◆ Data lines
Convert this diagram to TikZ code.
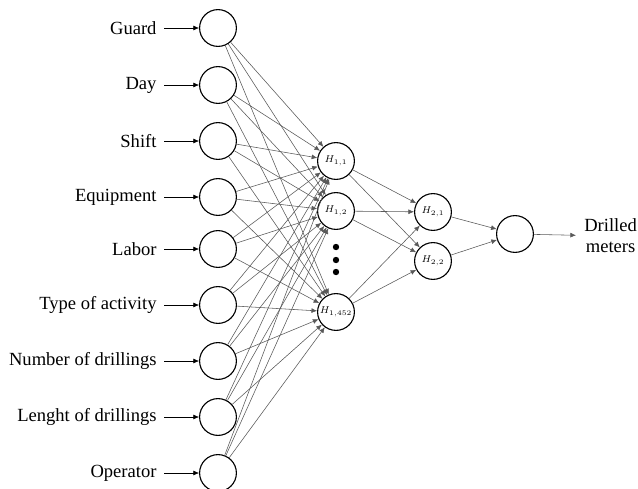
\documentclass[tikz,border=0pt]{standalone}
\usepackage{fontspec}
\setmainfont{Liberation Serif}
\usetikzlibrary{arrows.meta}

\begin{document}
\begin{tikzpicture}[x=0.025cm, y=-0.025cm,
    neuron/.style={draw, thick, circle, minimum size=0.92cm, inner sep=0pt, font=\scriptsize},
    feature/.style={anchor=east, inner sep=0.18cm, font=\fontsize{13.2}{15}\selectfont},
    link/.style={draw=black!65, -{Latex[length=4pt,width=3.5pt]}}]
    \useasboundingbox (0,0) rectangle (638,488);

    % input layer
    \foreach \y/\txt [count=\i] in {28/Guard, 85/Day, 141/Shift, 197/Equipment, 249/Labor,
        305/Type of activity, 361/Number of drillings, 417/Lenght of drillings, 473/Operator} {
        \node[neuron] (in\i) at (218,\y) {};
        \node[feature] (lab\i) at (164,\y) {\txt};
        \draw[-{Latex[length=4pt,width=3.5pt]}] (lab\i) -- (in\i);
    }

    % hidden layers
    \node[neuron] (h1) at (336,161) {$H_{1,1}$};
    \node[neuron] (h2) at (336,211) {$H_{1,2}$};
    \node[neuron] (h3) at (336,312) {$H_{1,452}$};
    \foreach \y in {247,260,272}
        \fill (336,\y) circle (3.2);

    \node[neuron] (g1) at (433,212) {$H_{2,1}$};
    \node[neuron] (g2) at (433,261) {$H_{2,2}$};

    % output
    \node[neuron] (out) at (515,234) {};
    \node[anchor=west, align=center, inner sep=0.2cm, font=\fontsize{13.2}{15}\selectfont] (res) at (576,236) {Drilled\\meters};

    \foreach \i in {1,...,9}
        \foreach \j in {1,2,3}
            \draw[link] (in\i) -- (h\j);
    \foreach \j in {1,2,3}
        \foreach \k in {1,2}
            \draw[link] (h\j) -- (g\k);
    \foreach \k in {1,2}
        \draw[link] (g\k) -- (out);
    \draw[link] (out) -- (res);
\end{tikzpicture}
\end{document}
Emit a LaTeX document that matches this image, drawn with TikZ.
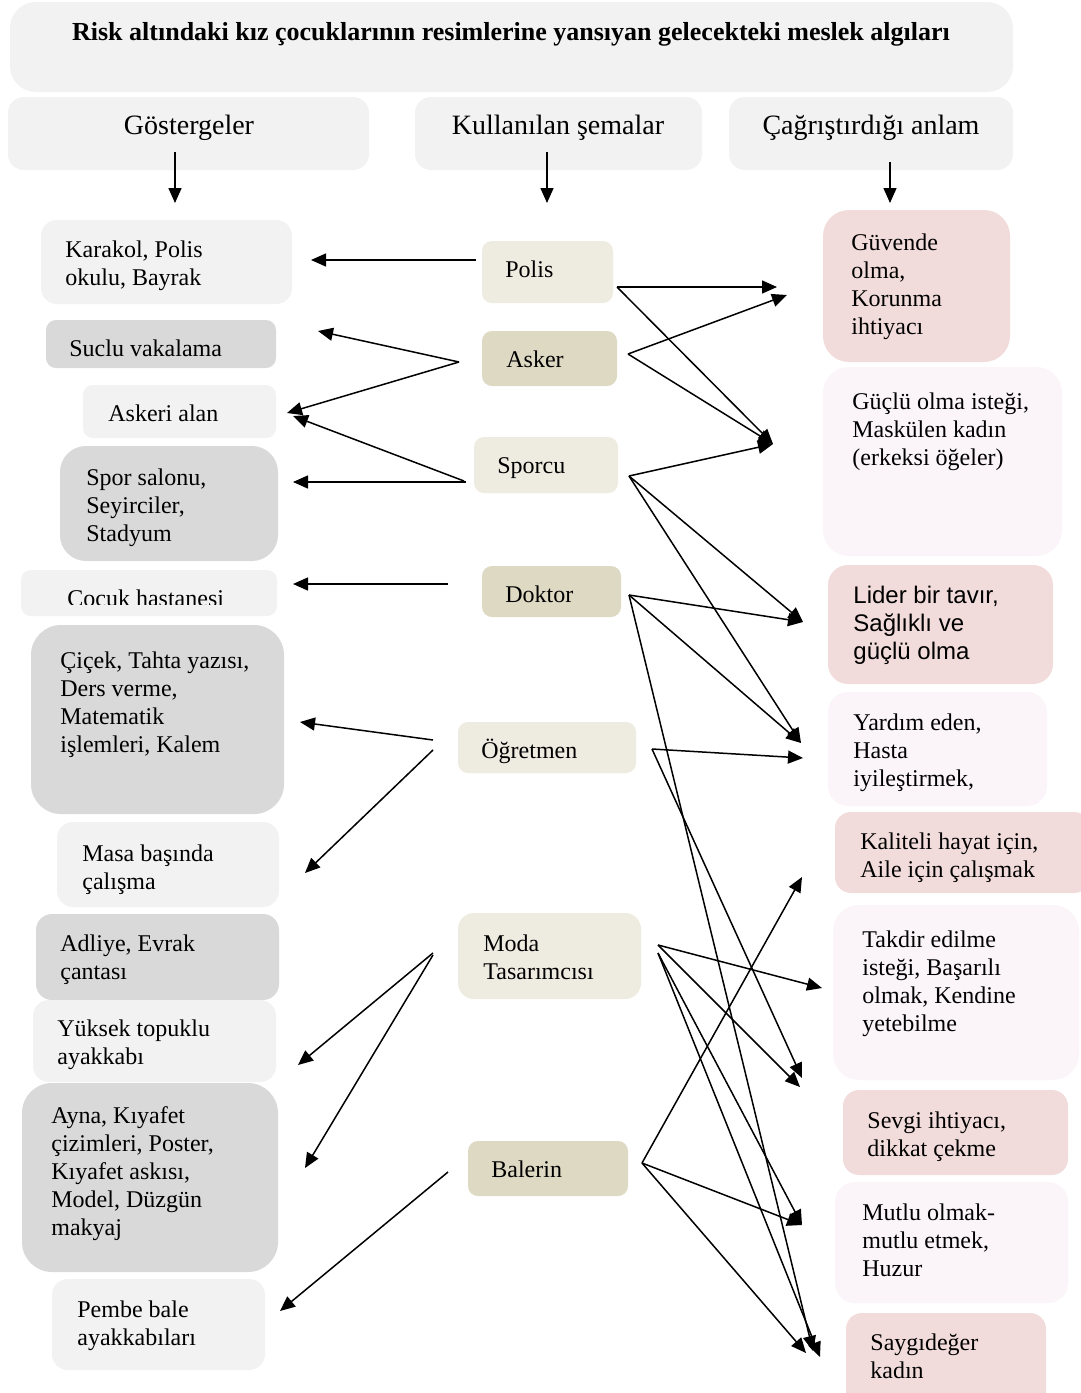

◆ Problem requirements
Copy the entries exactly. Leave out the images.

◆ Solution to the problem
Convert this diagram to TikZ code.
\documentclass[tikz,border=0pt]{standalone}
\usepackage{fontspec}
\setmainfont{Liberation Serif}
\usetikzlibrary{arrows.meta}

\begin{document}
\begin{tikzpicture}[x=0.025cm, y=-0.025cm,
    neuron/.style={draw, thick, circle, minimum size=0.92cm, inner sep=0pt, font=\scriptsize},
    feature/.style={anchor=east, inner sep=0.18cm, font=\fontsize{13.2}{15}\selectfont},
    link/.style={draw=black!65, -{Latex[length=4pt,width=3.5pt]}}]
    \useasboundingbox (0,0) rectangle (638,488);

    % input layer
    \foreach \y/\txt [count=\i] in {28/Guard, 85/Day, 141/Shift, 197/Equipment, 249/Labor,
        305/Type of activity, 361/Number of drillings, 417/Lenght of drillings, 473/Operator} {
        \node[neuron] (in\i) at (218,\y) {};
        \node[feature] (lab\i) at (164,\y) {\txt};
        \draw[-{Latex[length=4pt,width=3.5pt]}] (lab\i) -- (in\i);
    }

    % hidden layers
    \node[neuron] (h1) at (336,161) {$H_{1,1}$};
    \node[neuron] (h2) at (336,211) {$H_{1,2}$};
    \node[neuron] (h3) at (336,312) {$H_{1,452}$};
    \foreach \y in {247,260,272}
        \fill (336,\y) circle (3.2);

    \node[neuron] (g1) at (433,212) {$H_{2,1}$};
    \node[neuron] (g2) at (433,261) {$H_{2,2}$};

    % output
    \node[neuron] (out) at (515,234) {};
    \node[anchor=west, align=center, inner sep=0.2cm, font=\fontsize{13.2}{15}\selectfont] (res) at (576,236) {Drilled\\meters};

    \foreach \i in {1,...,9}
        \foreach \j in {1,2,3}
            \draw[link] (in\i) -- (h\j);
    \foreach \j in {1,2,3}
        \foreach \k in {1,2}
            \draw[link] (h\j) -- (g\k);
    \foreach \k in {1,2}
        \draw[link] (g\k) -- (out);
    \draw[link] (out) -- (res);
\end{tikzpicture}
\end{document}
Emit a LaTeX document that matches this image, drawn with TikZ.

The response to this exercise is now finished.